Skip the pictures. Set down, word for word, the lines from the start of the material up to and including the line with "330, 3050, 3800];".

# INFORMATION PROVIDED:
Start

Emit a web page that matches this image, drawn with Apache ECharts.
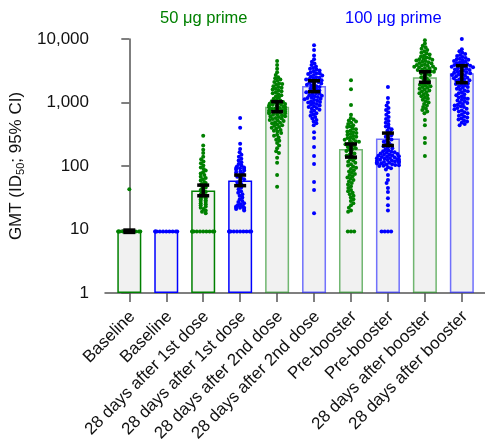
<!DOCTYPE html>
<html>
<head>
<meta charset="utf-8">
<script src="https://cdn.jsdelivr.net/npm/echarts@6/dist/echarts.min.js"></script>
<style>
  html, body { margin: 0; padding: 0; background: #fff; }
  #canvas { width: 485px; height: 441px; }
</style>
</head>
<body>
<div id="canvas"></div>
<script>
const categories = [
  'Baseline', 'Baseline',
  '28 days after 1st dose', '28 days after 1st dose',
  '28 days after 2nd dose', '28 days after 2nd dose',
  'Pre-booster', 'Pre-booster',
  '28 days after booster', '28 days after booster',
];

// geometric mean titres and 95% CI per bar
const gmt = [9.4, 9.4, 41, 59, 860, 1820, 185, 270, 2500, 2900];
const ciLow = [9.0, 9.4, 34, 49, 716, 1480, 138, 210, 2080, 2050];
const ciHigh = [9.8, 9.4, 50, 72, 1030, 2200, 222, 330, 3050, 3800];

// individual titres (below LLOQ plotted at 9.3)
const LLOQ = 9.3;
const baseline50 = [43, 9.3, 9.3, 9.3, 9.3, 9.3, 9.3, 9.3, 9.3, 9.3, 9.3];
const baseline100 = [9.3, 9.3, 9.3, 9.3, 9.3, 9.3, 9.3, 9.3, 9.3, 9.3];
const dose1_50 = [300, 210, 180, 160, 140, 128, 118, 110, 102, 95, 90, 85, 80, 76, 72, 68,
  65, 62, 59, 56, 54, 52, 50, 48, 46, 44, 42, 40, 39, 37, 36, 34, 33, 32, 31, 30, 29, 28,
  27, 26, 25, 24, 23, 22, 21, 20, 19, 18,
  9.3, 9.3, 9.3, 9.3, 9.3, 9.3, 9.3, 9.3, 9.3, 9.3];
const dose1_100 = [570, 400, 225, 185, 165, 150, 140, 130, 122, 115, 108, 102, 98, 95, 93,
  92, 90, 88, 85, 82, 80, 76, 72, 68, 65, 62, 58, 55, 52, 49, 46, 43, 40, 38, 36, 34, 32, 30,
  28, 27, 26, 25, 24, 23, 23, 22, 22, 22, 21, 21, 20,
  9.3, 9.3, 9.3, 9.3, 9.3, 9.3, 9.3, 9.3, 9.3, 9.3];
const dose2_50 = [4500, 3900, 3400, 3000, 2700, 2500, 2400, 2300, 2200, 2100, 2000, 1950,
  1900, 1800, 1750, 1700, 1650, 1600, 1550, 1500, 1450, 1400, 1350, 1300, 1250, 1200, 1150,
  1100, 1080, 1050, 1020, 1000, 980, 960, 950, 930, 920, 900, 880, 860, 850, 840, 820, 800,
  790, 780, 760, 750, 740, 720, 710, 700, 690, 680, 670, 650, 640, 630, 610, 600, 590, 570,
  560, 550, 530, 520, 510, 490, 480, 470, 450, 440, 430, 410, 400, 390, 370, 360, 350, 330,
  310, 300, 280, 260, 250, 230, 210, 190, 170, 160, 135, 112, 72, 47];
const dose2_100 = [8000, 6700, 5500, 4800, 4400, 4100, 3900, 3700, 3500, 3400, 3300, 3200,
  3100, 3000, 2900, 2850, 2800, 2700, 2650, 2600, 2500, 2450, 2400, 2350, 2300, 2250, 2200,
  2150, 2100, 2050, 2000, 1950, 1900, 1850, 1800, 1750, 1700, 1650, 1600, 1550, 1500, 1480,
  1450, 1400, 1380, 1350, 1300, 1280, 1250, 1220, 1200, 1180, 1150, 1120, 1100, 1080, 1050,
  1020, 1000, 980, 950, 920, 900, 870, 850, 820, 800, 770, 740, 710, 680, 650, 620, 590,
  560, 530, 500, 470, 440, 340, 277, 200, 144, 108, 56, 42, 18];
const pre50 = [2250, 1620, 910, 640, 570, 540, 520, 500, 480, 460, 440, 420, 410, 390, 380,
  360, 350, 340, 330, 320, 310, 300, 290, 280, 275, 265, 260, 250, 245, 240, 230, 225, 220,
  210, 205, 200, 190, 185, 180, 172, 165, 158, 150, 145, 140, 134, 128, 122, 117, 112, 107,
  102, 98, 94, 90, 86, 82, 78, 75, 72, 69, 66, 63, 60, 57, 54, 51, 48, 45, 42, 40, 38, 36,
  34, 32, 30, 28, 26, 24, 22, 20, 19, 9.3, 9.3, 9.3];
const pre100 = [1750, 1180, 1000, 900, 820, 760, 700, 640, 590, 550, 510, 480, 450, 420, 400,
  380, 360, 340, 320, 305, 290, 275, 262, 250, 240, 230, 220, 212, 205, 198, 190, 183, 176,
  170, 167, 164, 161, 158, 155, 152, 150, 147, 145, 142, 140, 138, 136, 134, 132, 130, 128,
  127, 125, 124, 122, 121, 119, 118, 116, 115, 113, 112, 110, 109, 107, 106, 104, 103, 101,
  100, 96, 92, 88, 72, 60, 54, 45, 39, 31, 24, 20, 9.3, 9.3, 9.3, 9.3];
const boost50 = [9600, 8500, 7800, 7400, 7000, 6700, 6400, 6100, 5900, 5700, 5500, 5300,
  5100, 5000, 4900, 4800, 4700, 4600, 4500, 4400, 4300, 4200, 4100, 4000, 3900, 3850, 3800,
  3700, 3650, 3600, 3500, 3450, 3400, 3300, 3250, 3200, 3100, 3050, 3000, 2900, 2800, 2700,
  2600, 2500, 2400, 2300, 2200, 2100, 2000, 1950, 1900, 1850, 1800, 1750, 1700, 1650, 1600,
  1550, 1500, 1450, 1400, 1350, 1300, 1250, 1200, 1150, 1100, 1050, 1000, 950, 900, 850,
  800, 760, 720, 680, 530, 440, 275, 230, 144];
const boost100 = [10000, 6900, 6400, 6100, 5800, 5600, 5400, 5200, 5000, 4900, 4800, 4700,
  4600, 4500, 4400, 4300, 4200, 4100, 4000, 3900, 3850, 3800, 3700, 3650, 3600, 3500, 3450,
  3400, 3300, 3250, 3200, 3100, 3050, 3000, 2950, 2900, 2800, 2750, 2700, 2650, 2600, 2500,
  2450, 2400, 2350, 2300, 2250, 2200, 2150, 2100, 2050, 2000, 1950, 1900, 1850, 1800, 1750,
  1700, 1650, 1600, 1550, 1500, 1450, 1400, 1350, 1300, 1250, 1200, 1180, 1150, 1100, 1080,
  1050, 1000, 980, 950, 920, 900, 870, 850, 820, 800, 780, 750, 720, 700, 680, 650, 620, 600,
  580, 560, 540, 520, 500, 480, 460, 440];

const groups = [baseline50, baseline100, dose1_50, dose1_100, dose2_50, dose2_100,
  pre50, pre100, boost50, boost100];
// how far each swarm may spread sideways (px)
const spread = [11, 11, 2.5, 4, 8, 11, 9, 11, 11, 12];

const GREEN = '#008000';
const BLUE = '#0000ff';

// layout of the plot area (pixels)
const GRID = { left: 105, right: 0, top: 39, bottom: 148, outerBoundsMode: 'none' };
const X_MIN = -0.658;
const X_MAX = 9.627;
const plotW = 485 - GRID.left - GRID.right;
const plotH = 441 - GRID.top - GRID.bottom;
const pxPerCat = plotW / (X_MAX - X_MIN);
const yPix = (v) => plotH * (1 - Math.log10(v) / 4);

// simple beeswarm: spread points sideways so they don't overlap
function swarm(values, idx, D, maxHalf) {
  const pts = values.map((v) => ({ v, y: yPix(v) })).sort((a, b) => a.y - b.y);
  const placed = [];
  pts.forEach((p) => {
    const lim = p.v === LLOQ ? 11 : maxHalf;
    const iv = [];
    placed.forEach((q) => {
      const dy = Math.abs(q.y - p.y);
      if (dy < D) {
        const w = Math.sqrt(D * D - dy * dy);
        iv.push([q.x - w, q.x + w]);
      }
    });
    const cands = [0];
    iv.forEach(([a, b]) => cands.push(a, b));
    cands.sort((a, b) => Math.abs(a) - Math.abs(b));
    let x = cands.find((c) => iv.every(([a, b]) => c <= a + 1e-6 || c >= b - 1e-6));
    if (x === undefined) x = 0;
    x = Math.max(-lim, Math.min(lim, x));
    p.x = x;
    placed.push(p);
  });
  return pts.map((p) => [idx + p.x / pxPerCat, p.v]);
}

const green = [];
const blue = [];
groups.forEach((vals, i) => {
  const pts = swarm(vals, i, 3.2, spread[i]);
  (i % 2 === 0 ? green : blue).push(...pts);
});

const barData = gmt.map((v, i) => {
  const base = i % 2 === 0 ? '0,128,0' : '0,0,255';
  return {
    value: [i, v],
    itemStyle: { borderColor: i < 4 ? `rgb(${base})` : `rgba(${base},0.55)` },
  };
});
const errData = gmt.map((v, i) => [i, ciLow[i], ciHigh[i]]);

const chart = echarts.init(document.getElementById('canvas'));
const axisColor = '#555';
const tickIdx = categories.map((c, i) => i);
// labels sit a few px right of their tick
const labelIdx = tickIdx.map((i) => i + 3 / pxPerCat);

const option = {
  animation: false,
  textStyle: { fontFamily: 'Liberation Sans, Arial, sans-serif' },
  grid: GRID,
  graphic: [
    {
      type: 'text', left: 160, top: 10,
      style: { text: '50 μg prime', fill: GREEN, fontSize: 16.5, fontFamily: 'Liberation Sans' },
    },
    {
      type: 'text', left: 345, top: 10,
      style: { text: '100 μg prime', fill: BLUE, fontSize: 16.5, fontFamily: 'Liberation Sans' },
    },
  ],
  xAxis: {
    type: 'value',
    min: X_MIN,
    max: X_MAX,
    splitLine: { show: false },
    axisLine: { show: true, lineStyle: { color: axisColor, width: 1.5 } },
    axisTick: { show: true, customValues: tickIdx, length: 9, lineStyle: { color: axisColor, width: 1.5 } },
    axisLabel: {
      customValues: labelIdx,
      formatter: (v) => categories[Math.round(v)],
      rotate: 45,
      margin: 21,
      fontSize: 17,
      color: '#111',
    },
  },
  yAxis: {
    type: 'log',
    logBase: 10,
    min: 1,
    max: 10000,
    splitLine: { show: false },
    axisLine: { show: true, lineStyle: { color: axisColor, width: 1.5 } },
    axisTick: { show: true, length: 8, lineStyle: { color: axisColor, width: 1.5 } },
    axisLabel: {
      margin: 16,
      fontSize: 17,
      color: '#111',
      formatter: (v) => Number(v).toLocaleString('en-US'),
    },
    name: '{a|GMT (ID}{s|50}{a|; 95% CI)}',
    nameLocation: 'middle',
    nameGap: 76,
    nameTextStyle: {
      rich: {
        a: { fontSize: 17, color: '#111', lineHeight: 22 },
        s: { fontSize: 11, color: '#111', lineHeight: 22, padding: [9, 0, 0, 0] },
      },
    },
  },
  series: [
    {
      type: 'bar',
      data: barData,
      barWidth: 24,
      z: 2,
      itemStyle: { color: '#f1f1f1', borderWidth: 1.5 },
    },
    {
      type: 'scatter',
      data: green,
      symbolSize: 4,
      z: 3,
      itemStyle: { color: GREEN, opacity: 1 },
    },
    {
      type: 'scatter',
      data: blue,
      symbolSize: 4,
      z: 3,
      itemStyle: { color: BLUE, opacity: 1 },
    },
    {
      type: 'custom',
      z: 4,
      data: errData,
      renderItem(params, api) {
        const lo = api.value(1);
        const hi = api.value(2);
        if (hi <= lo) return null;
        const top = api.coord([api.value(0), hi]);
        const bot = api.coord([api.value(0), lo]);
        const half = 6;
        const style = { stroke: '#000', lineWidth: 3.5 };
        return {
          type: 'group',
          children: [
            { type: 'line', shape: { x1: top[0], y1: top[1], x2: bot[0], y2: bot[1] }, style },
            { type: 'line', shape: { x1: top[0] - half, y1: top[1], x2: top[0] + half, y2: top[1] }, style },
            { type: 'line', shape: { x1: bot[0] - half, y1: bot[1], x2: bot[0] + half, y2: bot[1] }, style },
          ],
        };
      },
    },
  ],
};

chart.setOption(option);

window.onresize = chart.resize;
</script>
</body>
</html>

End

# COMPLETED TASK:
Emit a web page that matches this image, drawn with Apache ECharts.
<!DOCTYPE html>
<html>
<head>
<meta charset="utf-8">
<script src="https://cdn.jsdelivr.net/npm/echarts@6/dist/echarts.min.js"></script>
<style>
  html, body { margin: 0; padding: 0; background: #fff; }
  #canvas { width: 485px; height: 441px; }
</style>
</head>
<body>
<div id="canvas"></div>
<script>
const categories = [
  'Baseline', 'Baseline',
  '28 days after 1st dose', '28 days after 1st dose',
  '28 days after 2nd dose', '28 days after 2nd dose',
  'Pre-booster', 'Pre-booster',
  '28 days after booster', '28 days after booster',
];

// geometric mean titres and 95% CI per bar
const gmt = [9.4, 9.4, 41, 59, 860, 1820, 185, 270, 2500, 2900];
const ciLow = [9.0, 9.4, 34, 49, 716, 1480, 138, 210, 2080, 2050];
const ciHigh = [9.8, 9.4, 50, 72, 1030, 2200, 222, 330, 3050, 3800];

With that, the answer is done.